Apple Inc.’s slowing growth and cash-rich balance sheet are again fueling speculation that the world’s most valuable company should make a big acquisition.

Entertainment giant Walt Disney Co. recently joined a long list of potential acquisition targets that over the years has grown to include Netflix Inc., Tesla Inc., Peloton Interactive Inc. and Sonos Inc. They all have one thing in common: Anyone betting that Apple would buy them has so far been sorely disappointed.

“You’re probably missing the value of the business if you think the key catalyst for investment is a major acquisition,” said Kevin Walkush, portfolio manager at Jensen Investment Management. “It’s a low-probability bet.”

Apple is famous for eschewing splashy acquisitions in contrast with peers like Microsoft Corp. and Amazon.com Inc., which have continued to make deals despite increasing scrutiny by regulators. Instead, Apple favors buying small startups to augment its home-grown pushes into new markets even if those efforts take many years to bear fruit.

With Apple’s shares outperforming again in 2023, it’s unlikely the iPhone maker is shifting strategies. The stock is up 25% in 2023, outperforming its megacap peers for the second-consecutive year. Over the past two decades, Apple has averaged an annual return of 39%, including dividends. The S&P 500, by comparison, sits at 10%.

“Not doing a big deal hasn’t impacted them and if it ain’t broke, don’t fix it,” said Gregg Abella, chief executive officer of Investment Partners Asset Management, which holds the stock. “I’m pleased that Apple has a lot of discipline in this regard.”

Apple’s biggest purchase in its history was the $3 billion takeover of Beats Music and Beats Electronics in 2014. Microsoft’s pending acquisition of video game maker Activision Blizzard is valued at $69 billion.

Even with Apple’s revenue growth projected to shrink 2% in fiscal 2023, the company appears to be doing even less on the acquisition front. It spent $306 million on business acquisitions in fiscal 2022, down from $1.5 billion in fiscal 2020. In the most recently reported quarter, Apple removed the line item in its financials that accounted for such activity.
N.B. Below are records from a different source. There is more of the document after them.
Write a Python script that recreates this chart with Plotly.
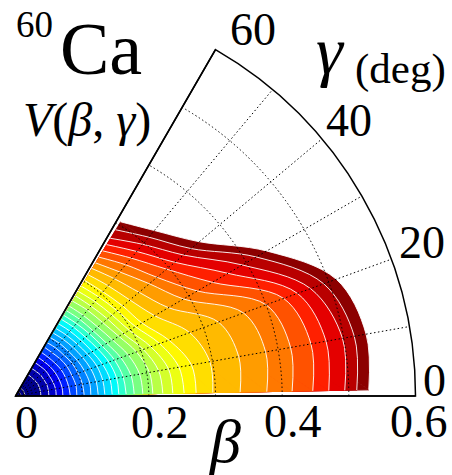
import plotly.graph_objects as go

# ---------------- data ----------------
gamma_deg = [1, 10, 20, 30, 40, 50, 59]

# beta position of each contour level at the gamma samples above (inner -> outer)
c01 = [0.038, 0.038, 0.038, 0.038, 0.037, 0.037, 0.037]
c02 = [0.050, 0.050, 0.050, 0.049, 0.049, 0.048, 0.048]
c03 = [0.061, 0.061, 0.060, 0.059, 0.059, 0.058, 0.058]
c04 = [0.071, 0.071, 0.070, 0.069, 0.068, 0.067, 0.067]
c05 = [0.082, 0.081, 0.080, 0.079, 0.077, 0.076, 0.076]
c06 = [0.092, 0.092, 0.090, 0.089, 0.087, 0.085, 0.085]
c07 = [0.103, 0.102, 0.100, 0.098, 0.095, 0.094, 0.093]
c08 = [0.113, 0.113, 0.110, 0.107, 0.104, 0.103, 0.102]
c09 = [0.124, 0.123, 0.120, 0.116, 0.113, 0.111, 0.110]
c10 = [0.134, 0.133, 0.130, 0.125, 0.121, 0.119, 0.118]
c11 = [0.145, 0.144, 0.139, 0.133, 0.129, 0.127, 0.126]
c12 = [0.155, 0.154, 0.149, 0.142, 0.137, 0.135, 0.134]
c13 = [0.166, 0.164, 0.158, 0.150, 0.145, 0.142, 0.141]
c14 = [0.178, 0.176, 0.168, 0.158, 0.152, 0.150, 0.149]
c15 = [0.191, 0.189, 0.180, 0.168, 0.161, 0.158, 0.157]
c16 = [0.206, 0.204, 0.193, 0.179, 0.171, 0.168, 0.166]
c17 = [0.221, 0.218, 0.204, 0.187, 0.180, 0.176, 0.175]
c18 = [0.236, 0.233, 0.216, 0.197, 0.189, 0.185, 0.183]
c19 = [0.253, 0.249, 0.230, 0.208, 0.199, 0.194, 0.192]
c20 = [0.271, 0.268, 0.245, 0.219, 0.210, 0.204, 0.202]
c21 = [0.296, 0.296, 0.278, 0.241, 0.224, 0.216, 0.212]
c22 = [0.337, 0.340, 0.324, 0.265, 0.242, 0.230, 0.223]
c23 = [0.377, 0.381, 0.364, 0.291, 0.262, 0.243, 0.233]
c24 = [0.415, 0.419, 0.400, 0.315, 0.277, 0.257, 0.243]
c25 = [0.446, 0.450, 0.428, 0.341, 0.296, 0.270, 0.254]
c26 = [0.470, 0.473, 0.450, 0.368, 0.312, 0.283, 0.265]
c27 = [0.494, 0.498, 0.471, 0.393, 0.329, 0.297, 0.276]
c28 = [0.512, 0.516, 0.492, 0.417, 0.344, 0.311, 0.291]
c29 = [0.530, 0.534, 0.512, 0.435, 0.360, 0.324, 0.305]

origin_arcs = [0.008, 0.014]          # tiny contour arcs at the minimum

beta_grid = [0.1, 0.2, 0.3, 0.4, 0.5]
gamma_grid = [10, 20, 30, 40, 50]
beta_tick_labels = ["0", "0.2", "0.4", "0.6"]
gamma_tick_labels = ["0", "20", "40", "60"]

contours = [c01, c02, c03, c04, c05, c06, c07, c08, c09, c10,
            c11, c12, c13, c14, c15, c16, c17, c18, c19, c20,
            c21, c22, c23, c24, c25, c26, c27, c28, c29]

# ---------------- styling ----------------
FONT = "Liberation Serif, Times New Roman, serif"
W, H = 452, 475
WHITE_LINE = "rgba(255,255,255,0.9)"
# fill colour inside each level (jet-like, as seen in the picture), inner -> outer
band_colors = [
    "rgb(0,0,140)", "rgb(0,0,170)", "rgb(0,0,200)", "rgb(0,0,235)", "rgb(0,30,255)",
    "rgb(0,70,255)", "rgb(0,100,255)", "rgb(0,130,255)", "rgb(0,160,255)", "rgb(0,190,255)",
    "rgb(0,220,255)", "rgb(0,250,250)", "rgb(45,255,205)", "rgb(85,255,165)", "rgb(120,255,130)",
    "rgb(150,255,100)", "rgb(185,255,70)", "rgb(212,255,42)", "rgb(236,255,18)", "rgb(255,248,0)",
    "rgb(255,222,0)", "rgb(255,186,0)", "rgb(255,156,0)", "rgb(255,120,0)", "rgb(255,82,0)",
    "rgb(255,32,0)", "rgb(228,0,0)", "rgb(185,0,0)", "rgb(140,0,0)",
]
n = len(contours)

fig = go.Figure()
# filled regions, outermost level first; each = wedge (origin + end points) + spline cap
for k in reversed(range(n)):
    c = contours[k]
    col = band_colors[k]
    fig.add_trace(go.Scatterpolar(
        r=[0, c[0], c[-1]], theta=[0, gamma_deg[0], gamma_deg[-1]], mode="lines",
        fill="toself", fillcolor=col, line=dict(color=col, width=1),
        cliponaxis=True, hoverinfo="skip", showlegend=False))
    fig.add_trace(go.Scatterpolar(
        r=c, theta=gamma_deg, mode="lines", fill="toself", fillcolor=col,
        line=dict(color=WHITE_LINE, width=1, shape="spline"),
        cliponaxis=True, hoverinfo="skip", showlegend=False))
for a in origin_arcs:
    fig.add_trace(go.Scatterpolar(
        r=[a] * len(gamma_deg), theta=gamma_deg, mode="lines",
        line=dict(color=WHITE_LINE, width=1, shape="spline"),
        cliponaxis=True, hoverinfo="skip", showlegend=False))
# overlay subplot carrying the dotted grid above the filled bands
fig.add_trace(go.Scatterpolar(r=[0], theta=[0], mode="markers", marker=dict(size=1, opacity=0),
                              subplot="polar2", hoverinfo="skip", showlegend=False))

ox, oy, R = 15.5, 396.0, 400.0
dom = dict(x=[ox / W, (ox + R) / W], y=[(H - oy) / H, (H - oy + R * 0.8660254) / H])

ang_common = dict(rotation=0, direction="counterclockwise", thetaunit="degrees",
                  showticklabels=False, ticks="")
GRID_DASH = "1.5px,2.5px"
fig.update_layout(
    width=W, height=H, margin=dict(l=0, r=0, t=0, b=0),
    paper_bgcolor="white", plot_bgcolor="white", showlegend=False,
    polar=dict(
        domain=dom, sector=[0, 60], bgcolor="white",
        radialaxis=dict(range=[0, 0.6], angle=0, showline=True, linecolor="black",
                        linewidth=1.5, showgrid=False, showticklabels=False, ticks=""),
        angularaxis=dict(**ang_common, showline=True, linecolor="black", linewidth=1.5,
                         showgrid=False),
    ),
    polar2=dict(
        domain=dom, sector=[0, 60], bgcolor="rgba(0,0,0,0)",
        radialaxis=dict(range=[0, 0.6], angle=60, showline=True, linecolor="black",
                        linewidth=1.5, tickmode="array", tickvals=beta_grid,
                        showgrid=True, gridcolor="black", gridwidth=1.2, griddash=GRID_DASH,
                        showticklabels=False, ticks=""),
        angularaxis=dict(**ang_common, tickmode="array", tickvals=gamma_grid,
                         showline=False, showgrid=True, gridcolor="black", gridwidth=1.2,
                         griddash=GRID_DASH),
    ),
)

def txt(s, x, y, size):
    fig.add_annotation(text=s, x=x / W, y=1 - y / H, xref="paper", yref="paper",
                       xanchor="center", yanchor="middle", showarrow=False,
                       font=dict(family=FONT, size=size, color="black"))

# title-like labels
txt("60", 34, 25, 37)
txt("Ca", 101, 49, 74)
txt("<i>V</i>(<i>β</i>, <i>γ</i>)", 87, 120, 48)
txt("<i>γ</i>", 330, 51, 68)
txt("(deg)", 400, 69, 43)
txt("<i>β</i>", 225, 441, 62)

# tick labels
for s, (x, y) in zip(beta_tick_labels, [(26.7, 422), (160, 422), (292.5, 421.5), (418.5, 421.5)]):
    txt(s, x, y, 46)
for s, (x, y) in zip(gamma_tick_labels, [(434, 380), (422, 242), (349, 120), (252.5, 30)]):
    txt(s, x, y, 46)

fig.write_html("out.html", config={"displayModeBar": False},
               post_script="document.body.style.margin='0';document.body.style.overflow='hidden';")
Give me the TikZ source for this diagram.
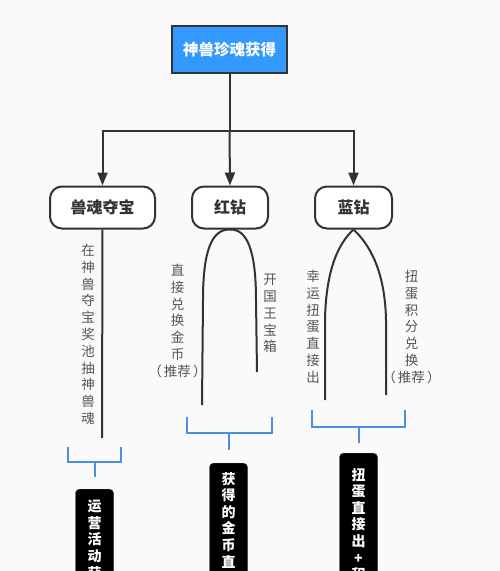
\documentclass[tikz,border=0pt]{standalone}
\usepackage{fontspec}
\setmainfont{Noto Sans CJK SC}
\usetikzlibrary{arrows.meta}
\definecolor{bg}{RGB}{250,250,250}
\definecolor{ink}{RGB}{51,51,51}
\definecolor{topblue}{RGB}{51,153,255}
\definecolor{brk}{RGB}{74,144,226}
\definecolor{gtext}{RGB}{85,85,85}
\begin{document}
\begin{tikzpicture}[x=1pt,y=-1pt,
  topbox/.style={draw=ink,line width=2pt,fill=topblue,text=white,font=\fontsize{15.5}{18}\selectfont\bfseries,minimum width=115pt,minimum height=47pt,inner sep=0pt},
  catbox/.style={draw=ink,line width=2pt,fill=white,rounded corners=12pt,text=ink,font=\fontsize{16}{18}\selectfont\bfseries,minimum height=42pt,inner sep=0pt},
  conn/.style={draw=ink,line width=2pt},
  arr/.style={conn,-{Triangle[length=13pt,width=10pt]}},
  vtext/.style={text=gtext,font=\fontsize{13.5}{16.8}\selectfont,align=center,inner sep=0pt,anchor=north},
  brack/.style={draw=brk,line width=2pt},
  blackbox/.style={fill=black,draw=ink,rounded corners=4pt,minimum width=38pt,minimum height=130pt,anchor=north,inner sep=0pt},
  btext/.style={text=white,font=\fontsize{14}{16.6}\selectfont\bfseries,align=center,inner sep=0pt,anchor=north}
]
\useasboundingbox (0,0) rectangle (500,571);
\clip (0,0) rectangle (500,571);
\fill[bg] (0,0) rectangle (500,571);

% top
\node[topbox] (top) at (229.5,49.5) {神兽珍魂获得};
\node[catbox,minimum width=105pt] (n1) at (102.5,207.5) {兽魂夺宝};
\node[catbox,minimum width=76pt] (n2) at (230,207.5) {红钻};
\node[catbox,minimum width=77pt] (n3) at (353.5,207.5) {蓝钻};

\coordinate (hub) at (229.5,131);
\draw[conn] (top.south) -- (hub);
\draw[arr] (hub) -| (n1.north);
\draw[arr] (hub) -| (n3.north);
\draw[arr] (hub) -- (n2.north);

% branch 1
\coordinate (e1) at (102,438);
\draw[conn] (n1.south) -- (e1);
\node[vtext] (t1) at (88,244) {在\\神\\兽\\夺\\宝\\奖\\池\\抽\\神\\兽\\魂};

% branch 2
\coordinate (e2l) at (202,405);
\coordinate (e2r) at (257,372);
\draw[conn] (n2.south) .. controls (212,229) and (203,250) .. (203,300) -- (e2l);
\draw[conn] (n2.south) .. controls (247,229) and (256,250) .. (256,300) -- (e2r);
\node[vtext] (t2) at (177.5,264) {直\\接\\兑\\换\\金\\币\\（\,推荐\,）};
\node[vtext] (t3) at (270,274) {开\\国\\王\\宝\\箱};

% branch 3
\coordinate (e3l) at (325,400);
\coordinate (e3r) at (386,395);
\draw[conn] (n3.south) .. controls (338,244) and (326,270) .. (325,320) -- (e3l);
\draw[conn] (n3.south) .. controls (369,244) and (385,270) .. (386,320) -- (e3r);
\node[vtext] (t4) at (313,270) {幸\\运\\扭\\蛋\\直\\接\\出};
\node[vtext] (t5) at (411.5,270) {扭\\蛋\\积\\分\\兑\\换\\（\,推荐\,）};

% brackets
\draw[brack] (68,447) -- (68,462) -- (121,462) -- (121,447);
\draw[brack] (94.5,462) -- (94.5,477);
\draw[brack] (187,417) -- (187,433) -- (272,433) -- (272,417);
\draw[brack] (229,433) -- (229,450);
\draw[brack] (312,410) -- (312,427) -- (405,427) -- (405,410);
\draw[brack] (358.5,427) -- (358.5,443);

% black boxes
\node[blackbox] (b1) at (94.5,489) {};
\node[btext] at ([yshift=-11pt]b1.north) {运\\营\\活\\动\\获};
\node[blackbox] (b2) at (228.5,463) {};
\node[btext] at ([yshift=-9pt]b2.north) {获\\得\\的\\金\\币\\直};
\node[blackbox] (b3) at (358.5,453) {};
\node[btext] at ([yshift=-15pt]b3.north) {扭\\蛋\\直\\接\\出\\+\\积};
\end{tikzpicture}
\end{document}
Instead of splurging on deals, Apple returns much of its excess cash to shareholders via share buybacks and dividends. Those expenditures totaled more than $100 billion in fiscal 2022 and it still had $165 billion in cash, cash equivalents and marketable securities, as of Dec. 31.

For Logan Purk, an Edward Jones analyst, Apple has been so successful by making smaller, incremental acquisitions that a bigger deal would raise a lot of concerns.

“If Apple tried to do some massive deal that was outside of its wheelhouse — not complementary, really changing its story — that would make me worried,” Purk said in an interview. “It would be so outside its normal course of action that you would have to ask why.”